## What is expected
Give the listing below again in full, exactly as written.

[Figure scripts]
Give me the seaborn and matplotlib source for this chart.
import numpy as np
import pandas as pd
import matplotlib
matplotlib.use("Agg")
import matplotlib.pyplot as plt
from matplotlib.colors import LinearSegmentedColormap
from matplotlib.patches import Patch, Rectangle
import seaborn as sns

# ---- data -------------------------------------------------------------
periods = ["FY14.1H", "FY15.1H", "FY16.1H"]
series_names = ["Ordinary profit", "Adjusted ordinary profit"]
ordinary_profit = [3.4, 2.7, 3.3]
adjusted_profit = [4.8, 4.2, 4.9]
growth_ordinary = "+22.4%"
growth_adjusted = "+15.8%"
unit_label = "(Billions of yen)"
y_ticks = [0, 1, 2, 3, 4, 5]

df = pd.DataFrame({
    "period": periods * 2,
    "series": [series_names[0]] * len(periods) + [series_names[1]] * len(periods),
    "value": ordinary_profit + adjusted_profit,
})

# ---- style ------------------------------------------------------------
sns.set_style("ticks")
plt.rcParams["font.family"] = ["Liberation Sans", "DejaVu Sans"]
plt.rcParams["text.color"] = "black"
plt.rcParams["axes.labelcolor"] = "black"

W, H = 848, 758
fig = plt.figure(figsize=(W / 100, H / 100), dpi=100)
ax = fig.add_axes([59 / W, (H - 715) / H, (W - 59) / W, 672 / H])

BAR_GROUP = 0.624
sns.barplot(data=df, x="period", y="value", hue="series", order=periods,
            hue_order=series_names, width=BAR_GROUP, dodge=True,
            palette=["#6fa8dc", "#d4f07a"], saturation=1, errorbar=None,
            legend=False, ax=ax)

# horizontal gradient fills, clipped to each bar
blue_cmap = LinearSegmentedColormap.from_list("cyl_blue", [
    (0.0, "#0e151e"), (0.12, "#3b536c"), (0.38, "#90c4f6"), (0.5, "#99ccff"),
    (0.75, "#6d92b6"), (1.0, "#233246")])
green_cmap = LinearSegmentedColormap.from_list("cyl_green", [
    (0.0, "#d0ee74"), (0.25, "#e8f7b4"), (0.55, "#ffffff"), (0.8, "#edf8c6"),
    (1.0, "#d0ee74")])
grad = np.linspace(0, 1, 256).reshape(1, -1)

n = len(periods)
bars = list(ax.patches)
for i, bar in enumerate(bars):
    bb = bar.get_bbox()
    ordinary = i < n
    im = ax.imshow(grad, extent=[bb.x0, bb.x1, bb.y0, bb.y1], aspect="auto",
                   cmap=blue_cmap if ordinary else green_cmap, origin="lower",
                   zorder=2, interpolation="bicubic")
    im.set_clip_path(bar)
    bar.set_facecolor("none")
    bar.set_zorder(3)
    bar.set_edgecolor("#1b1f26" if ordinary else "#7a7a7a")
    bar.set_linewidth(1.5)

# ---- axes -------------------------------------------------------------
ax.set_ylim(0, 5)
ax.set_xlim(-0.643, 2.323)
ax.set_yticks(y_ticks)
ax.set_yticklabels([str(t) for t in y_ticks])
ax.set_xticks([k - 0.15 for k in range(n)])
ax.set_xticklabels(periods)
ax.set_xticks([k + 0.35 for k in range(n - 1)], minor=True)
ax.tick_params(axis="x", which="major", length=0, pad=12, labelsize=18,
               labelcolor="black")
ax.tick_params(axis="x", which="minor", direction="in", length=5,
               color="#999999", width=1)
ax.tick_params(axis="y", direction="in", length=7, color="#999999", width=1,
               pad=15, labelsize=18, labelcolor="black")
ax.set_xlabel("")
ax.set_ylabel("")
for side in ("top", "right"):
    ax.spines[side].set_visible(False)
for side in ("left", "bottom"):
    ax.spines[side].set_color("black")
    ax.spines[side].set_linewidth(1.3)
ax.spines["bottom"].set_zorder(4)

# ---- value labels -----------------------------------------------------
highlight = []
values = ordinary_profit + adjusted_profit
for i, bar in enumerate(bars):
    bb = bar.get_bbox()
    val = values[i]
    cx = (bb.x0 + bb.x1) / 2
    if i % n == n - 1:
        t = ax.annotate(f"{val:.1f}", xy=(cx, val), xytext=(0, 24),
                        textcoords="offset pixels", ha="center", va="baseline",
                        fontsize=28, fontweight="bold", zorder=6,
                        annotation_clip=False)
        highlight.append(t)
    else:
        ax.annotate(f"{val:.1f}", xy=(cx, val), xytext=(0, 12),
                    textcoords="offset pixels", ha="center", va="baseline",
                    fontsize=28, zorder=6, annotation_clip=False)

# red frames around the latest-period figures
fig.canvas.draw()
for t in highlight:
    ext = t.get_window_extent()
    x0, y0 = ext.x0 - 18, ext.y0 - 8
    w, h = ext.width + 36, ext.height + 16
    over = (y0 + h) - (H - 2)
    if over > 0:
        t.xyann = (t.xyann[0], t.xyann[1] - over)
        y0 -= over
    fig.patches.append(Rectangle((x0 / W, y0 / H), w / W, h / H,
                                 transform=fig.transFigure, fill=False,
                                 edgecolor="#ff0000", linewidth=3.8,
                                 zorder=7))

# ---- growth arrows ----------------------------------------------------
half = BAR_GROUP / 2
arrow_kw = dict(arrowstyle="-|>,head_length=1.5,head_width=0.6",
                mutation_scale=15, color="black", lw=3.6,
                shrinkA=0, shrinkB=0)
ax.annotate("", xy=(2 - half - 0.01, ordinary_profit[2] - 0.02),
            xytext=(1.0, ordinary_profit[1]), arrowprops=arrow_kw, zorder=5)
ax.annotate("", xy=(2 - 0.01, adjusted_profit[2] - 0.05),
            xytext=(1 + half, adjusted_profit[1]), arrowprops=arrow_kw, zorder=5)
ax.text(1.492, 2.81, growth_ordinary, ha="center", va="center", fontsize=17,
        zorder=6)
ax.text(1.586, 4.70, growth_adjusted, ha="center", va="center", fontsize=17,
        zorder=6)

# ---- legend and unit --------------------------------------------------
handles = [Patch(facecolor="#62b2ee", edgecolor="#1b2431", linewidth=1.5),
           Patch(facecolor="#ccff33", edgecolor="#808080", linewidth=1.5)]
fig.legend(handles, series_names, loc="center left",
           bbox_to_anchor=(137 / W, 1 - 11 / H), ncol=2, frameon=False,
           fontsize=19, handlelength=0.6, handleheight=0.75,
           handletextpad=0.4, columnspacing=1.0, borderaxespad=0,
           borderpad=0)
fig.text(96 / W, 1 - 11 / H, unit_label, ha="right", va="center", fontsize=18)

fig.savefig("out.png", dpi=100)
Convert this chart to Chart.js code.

## Exercise solution
Give me the seaborn and matplotlib source for this chart.
import numpy as np
import pandas as pd
import matplotlib
matplotlib.use("Agg")
import matplotlib.pyplot as plt
from matplotlib.colors import LinearSegmentedColormap
from matplotlib.patches import Patch, Rectangle
import seaborn as sns

# ---- data -------------------------------------------------------------
periods = ["FY14.1H", "FY15.1H", "FY16.1H"]
series_names = ["Ordinary profit", "Adjusted ordinary profit"]
ordinary_profit = [3.4, 2.7, 3.3]
adjusted_profit = [4.8, 4.2, 4.9]
growth_ordinary = "+22.4%"
growth_adjusted = "+15.8%"
unit_label = "(Billions of yen)"
y_ticks = [0, 1, 2, 3, 4, 5]

df = pd.DataFrame({
    "period": periods * 2,
    "series": [series_names[0]] * len(periods) + [series_names[1]] * len(periods),
    "value": ordinary_profit + adjusted_profit,
})

# ---- style ------------------------------------------------------------
sns.set_style("ticks")
plt.rcParams["font.family"] = ["Liberation Sans", "DejaVu Sans"]
plt.rcParams["text.color"] = "black"
plt.rcParams["axes.labelcolor"] = "black"

W, H = 848, 758
fig = plt.figure(figsize=(W / 100, H / 100), dpi=100)
ax = fig.add_axes([59 / W, (H - 715) / H, (W - 59) / W, 672 / H])

BAR_GROUP = 0.624
sns.barplot(data=df, x="period", y="value", hue="series", order=periods,
            hue_order=series_names, width=BAR_GROUP, dodge=True,
            palette=["#6fa8dc", "#d4f07a"], saturation=1, errorbar=None,
            legend=False, ax=ax)

# horizontal gradient fills, clipped to each bar
blue_cmap = LinearSegmentedColormap.from_list("cyl_blue", [
    (0.0, "#0e151e"), (0.12, "#3b536c"), (0.38, "#90c4f6"), (0.5, "#99ccff"),
    (0.75, "#6d92b6"), (1.0, "#233246")])
green_cmap = LinearSegmentedColormap.from_list("cyl_green", [
    (0.0, "#d0ee74"), (0.25, "#e8f7b4"), (0.55, "#ffffff"), (0.8, "#edf8c6"),
    (1.0, "#d0ee74")])
grad = np.linspace(0, 1, 256).reshape(1, -1)

n = len(periods)
bars = list(ax.patches)
for i, bar in enumerate(bars):
    bb = bar.get_bbox()
    ordinary = i < n
    im = ax.imshow(grad, extent=[bb.x0, bb.x1, bb.y0, bb.y1], aspect="auto",
                   cmap=blue_cmap if ordinary else green_cmap, origin="lower",
                   zorder=2, interpolation="bicubic")
    im.set_clip_path(bar)
    bar.set_facecolor("none")
    bar.set_zorder(3)
    bar.set_edgecolor("#1b1f26" if ordinary else "#7a7a7a")
    bar.set_linewidth(1.5)

# ---- axes -------------------------------------------------------------
ax.set_ylim(0, 5)
ax.set_xlim(-0.643, 2.323)
ax.set_yticks(y_ticks)
ax.set_yticklabels([str(t) for t in y_ticks])
ax.set_xticks([k - 0.15 for k in range(n)])
ax.set_xticklabels(periods)
ax.set_xticks([k + 0.35 for k in range(n - 1)], minor=True)
ax.tick_params(axis="x", which="major", length=0, pad=12, labelsize=18,
               labelcolor="black")
ax.tick_params(axis="x", which="minor", direction="in", length=5,
               color="#999999", width=1)
ax.tick_params(axis="y", direction="in", length=7, color="#999999", width=1,
               pad=15, labelsize=18, labelcolor="black")
ax.set_xlabel("")
ax.set_ylabel("")
for side in ("top", "right"):
    ax.spines[side].set_visible(False)
for side in ("left", "bottom"):
    ax.spines[side].set_color("black")
    ax.spines[side].set_linewidth(1.3)
ax.spines["bottom"].set_zorder(4)

# ---- value labels -----------------------------------------------------
highlight = []
values = ordinary_profit + adjusted_profit
for i, bar in enumerate(bars):
    bb = bar.get_bbox()
    val = values[i]
    cx = (bb.x0 + bb.x1) / 2
    if i % n == n - 1:
        t = ax.annotate(f"{val:.1f}", xy=(cx, val), xytext=(0, 24),
                        textcoords="offset pixels", ha="center", va="baseline",
                        fontsize=28, fontweight="bold", zorder=6,
                        annotation_clip=False)
        highlight.append(t)
    else:
        ax.annotate(f"{val:.1f}", xy=(cx, val), xytext=(0, 12),
                    textcoords="offset pixels", ha="center", va="baseline",
                    fontsize=28, zorder=6, annotation_clip=False)

# red frames around the latest-period figures
fig.canvas.draw()
for t in highlight:
    ext = t.get_window_extent()
    x0, y0 = ext.x0 - 18, ext.y0 - 8
    w, h = ext.width + 36, ext.height + 16
    over = (y0 + h) - (H - 2)
    if over > 0:
        t.xyann = (t.xyann[0], t.xyann[1] - over)
        y0 -= over
    fig.patches.append(Rectangle((x0 / W, y0 / H), w / W, h / H,
                                 transform=fig.transFigure, fill=False,
                                 edgecolor="#ff0000", linewidth=3.8,
                                 zorder=7))

# ---- growth arrows ----------------------------------------------------
half = BAR_GROUP / 2
arrow_kw = dict(arrowstyle="-|>,head_length=1.5,head_width=0.6",
                mutation_scale=15, color="black", lw=3.6,
                shrinkA=0, shrinkB=0)
ax.annotate("", xy=(2 - half - 0.01, ordinary_profit[2] - 0.02),
            xytext=(1.0, ordinary_profit[1]), arrowprops=arrow_kw, zorder=5)
ax.annotate("", xy=(2 - 0.01, adjusted_profit[2] - 0.05),
            xytext=(1 + half, adjusted_profit[1]), arrowprops=arrow_kw, zorder=5)
ax.text(1.492, 2.81, growth_ordinary, ha="center", va="center", fontsize=17,
        zorder=6)
ax.text(1.586, 4.70, growth_adjusted, ha="center", va="center", fontsize=17,
        zorder=6)

# ---- legend and unit --------------------------------------------------
handles = [Patch(facecolor="#62b2ee", edgecolor="#1b2431", linewidth=1.5),
           Patch(facecolor="#ccff33", edgecolor="#808080", linewidth=1.5)]
fig.legend(handles, series_names, loc="center left",
           bbox_to_anchor=(137 / W, 1 - 11 / H), ncol=2, frameon=False,
           fontsize=19, handlelength=0.6, handleheight=0.75,
           handletextpad=0.4, columnspacing=1.0, borderaxespad=0,
           borderpad=0)
fig.text(96 / W, 1 - 11 / H, unit_label, ha="right", va="center", fontsize=18)

fig.savefig("out.png", dpi=100)
Convert this chart to Chart.js code.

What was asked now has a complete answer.